--- START OF Rows ---

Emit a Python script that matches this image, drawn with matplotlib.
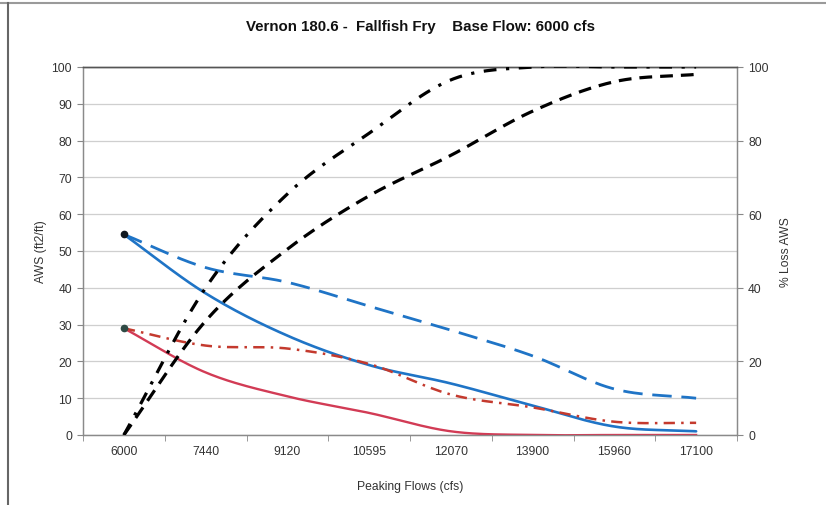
import numpy as np
import matplotlib
matplotlib.use("Agg")
import matplotlib.pyplot as plt
from matplotlib.lines import Line2D

plt.rcParams['font.family'] = ['Liberation Sans', 'DejaVu Sans']

categories = ["6000", "7440", "9120", "10595", "12070", "13900", "15960", "17100"]
aws_blue_solid = [54.5, 38.5, 27.0, 19.0, 14.0, 8.0, 2.3, 1.0]
aws_blue_dashed = [54.5, 45.5, 41.5, 35.0, 28.5, 21.5, 12.5, 10.0]
aws_red_solid = [29.0, 17.0, 10.5, 6.0, 1.0, 0.0, 0.0, 0.0]
aws_red_dashdot = [29.0, 24.3, 23.5, 19.3, 11.0, 7.5, 3.6, 3.3]
loss_dashdot = [0.0, 40.0, 65.5, 82.0, 96.5, 100.0, 100.0, 100.0]
loss_dashed = [0.0, 31.0, 50.5, 65.0, 76.0, 88.0, 96.0, 98.0]

title = "Vernon 180.6 -  Fallfish Fry    Base Flow: 6000 cfs"


def smooth(vals, n=30):
    y = np.asarray(vals, dtype=float)
    x = np.arange(len(y), dtype=float)
    m = np.zeros_like(y)
    m[1:-1] = (y[2:] - y[:-2]) / 2.0
    m[0] = (y[1] - y[0])
    m[-1] = (y[-1] - y[-2])
    xs, ys = [], []
    for i in range(len(y) - 1):
        t = np.linspace(0, 1, n, endpoint=(i == len(y) - 2))
        h00 = 2 * t**3 - 3 * t**2 + 1
        h10 = t**3 - 2 * t**2 + t
        h01 = -2 * t**3 + 3 * t**2
        h11 = t**3 - t**2
        xs.append(x[i] + t)
        ys.append(h00 * y[i] + h10 * m[i] + h01 * y[i + 1] + h11 * m[i + 1])
    return np.concatenate(xs), np.concatenate(ys)


fig = plt.figure(figsize=(8.26, 5.06), dpi=100)
ax = fig.add_axes([83 / 826, 1 - 436 / 506, (737 - 83) / 826, (436 - 68) / 506])
ax2 = ax.twinx()

n = len(categories)
ax.set_xlim(-0.5, n - 0.5)
ax.set_ylim(0, 100)
ax2.set_ylim(0, 100)

blue = '#1f74c6'
red_s = '#d23b55'
red_d = '#c43a2e'

xs, ys = smooth(aws_blue_solid)
ax.plot(xs, ys, color=blue, lw=1.9, solid_capstyle='round', zorder=4)
xs, ys = smooth(aws_blue_dashed)
ax.plot(xs, ys, color=blue, lw=2.0, dashes=(7, 3.5), zorder=4)
xs, ys = smooth(aws_red_solid)
ax.plot(xs, ys, color=red_s, lw=1.7, zorder=4)
xs, ys = smooth(aws_red_dashdot)
ax.plot(xs, ys, color=red_d, lw=1.8, dashes=(4.5, 2.5, 1, 2.5), zorder=4)

ax.plot([0], [aws_blue_solid[0]], 'o', color='#101820', ms=4.5, zorder=6)
ax.plot([0], [aws_red_solid[0]], 'o', color='#2e4a44', ms=4.5, zorder=6)

xs, ys = smooth(loss_dashdot)
ax2.plot(xs, ys, color='black', lw=2.3, dashes=(4, 3, 1, 3), zorder=5)
xs, ys = smooth(loss_dashed)
ax2.plot(xs, ys, color='black', lw=2.3, dashes=(4, 2.5), zorder=5)

# grid
ax.set_yticks(np.arange(0, 101, 10))
ax.yaxis.grid(True, color='#cfcfcf', lw=0.9)
ax.set_axisbelow(True)
ax2.set_yticks(np.arange(0, 101, 20))

ax.set_xticks(range(n))
ax.set_xticklabels(categories)
ax.set_xticks(np.arange(-0.5, n, 1), minor=True)
ax.tick_params(axis='x', which='major', length=0, pad=7, labelsize=8.7, labelcolor='#333333')
ax.tick_params(axis='x', which='minor', length=4, color='#888888')
ax.tick_params(axis='y', length=4, color='#888888', labelsize=8.7, labelcolor='#333333', pad=4)
ax2.tick_params(axis='y', length=4, color='#888888', labelsize=8.7, labelcolor='#333333', pad=4)

for a in (ax, ax2):
    for s in ('left', 'right', 'bottom'):
        a.spines[s].set_color('#8a8a8a')
        a.spines[s].set_linewidth(0.9)
    a.spines['top'].set_color('#555555')
    a.spines['top'].set_linewidth(1.0)

ax.set_xlabel("Peaking Flows (cfs)", fontsize=8.7, color='#333333', labelpad=17)
ax.set_ylabel("AWS (ft2/ft)", fontsize=8.7, color='#333333', labelpad=3)
ax2.set_ylabel("% Loss AWS", fontsize=8.7, color='#333333', labelpad=8)
fig.text(421 / 826, 1 - 27 / 506, title, ha='center', va='center',
         fontsize=10.8, fontweight='bold', color='#111111')

# outer frame lines
fig.add_artist(Line2D([0, 1], [1 - 4 / 506, 1 - 4 / 506], transform=fig.transFigure,
                      color='#9a9a9a', lw=1.5))
fig.add_artist(Line2D([8 / 826, 8 / 826], [0, 1 - 4 / 506], transform=fig.transFigure,
                      color='#666666', lw=1.5))

fig.savefig("out.png", dpi=100)
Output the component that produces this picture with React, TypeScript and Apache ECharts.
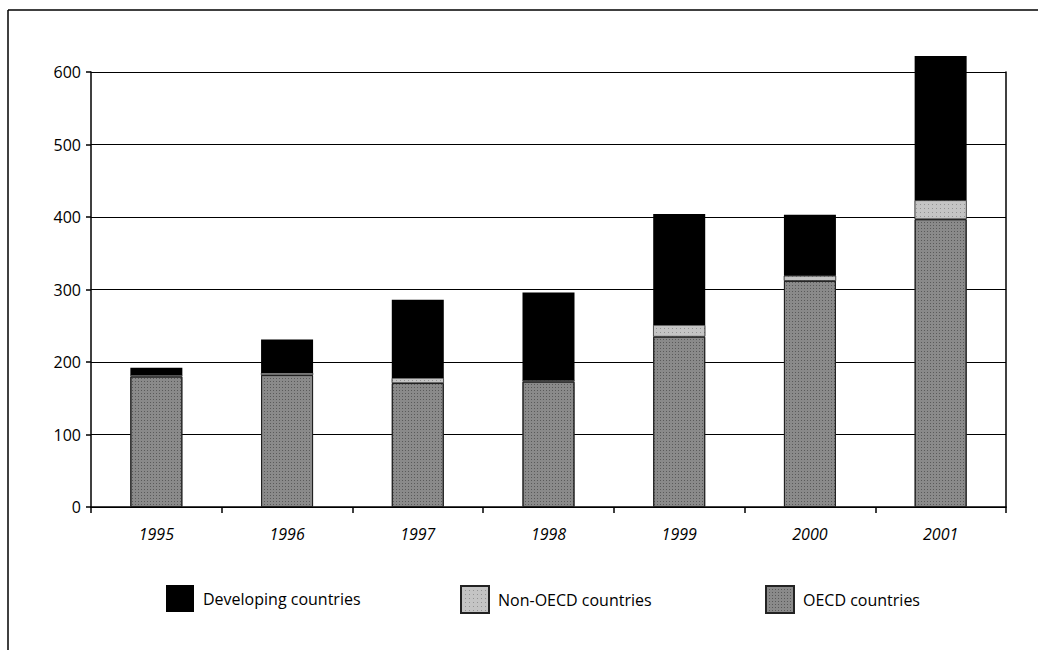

--- END OF Rows ---

* [Exercise instructions]: Only the lines from the start of the records through the line containing "Base Flow: 6000" should be repeated, word for word, with the pictures left out.

* [Answer for this exercise]:
Emit a Python script that matches this image, drawn with matplotlib.
import numpy as np
import matplotlib
matplotlib.use("Agg")
import matplotlib.pyplot as plt
from matplotlib.lines import Line2D

plt.rcParams['font.family'] = ['Liberation Sans', 'DejaVu Sans']

categories = ["6000", "7440", "9120", "10595", "12070", "13900", "15960", "17100"]
aws_blue_solid = [54.5, 38.5, 27.0, 19.0, 14.0, 8.0, 2.3, 1.0]
aws_blue_dashed = [54.5, 45.5, 41.5, 35.0, 28.5, 21.5, 12.5, 10.0]
aws_red_solid = [29.0, 17.0, 10.5, 6.0, 1.0, 0.0, 0.0, 0.0]
aws_red_dashdot = [29.0, 24.3, 23.5, 19.3, 11.0, 7.5, 3.6, 3.3]
loss_dashdot = [0.0, 40.0, 65.5, 82.0, 96.5, 100.0, 100.0, 100.0]
loss_dashed = [0.0, 31.0, 50.5, 65.0, 76.0, 88.0, 96.0, 98.0]

title = "Vernon 180.6 -  Fallfish Fry    Base Flow: 6000 cfs"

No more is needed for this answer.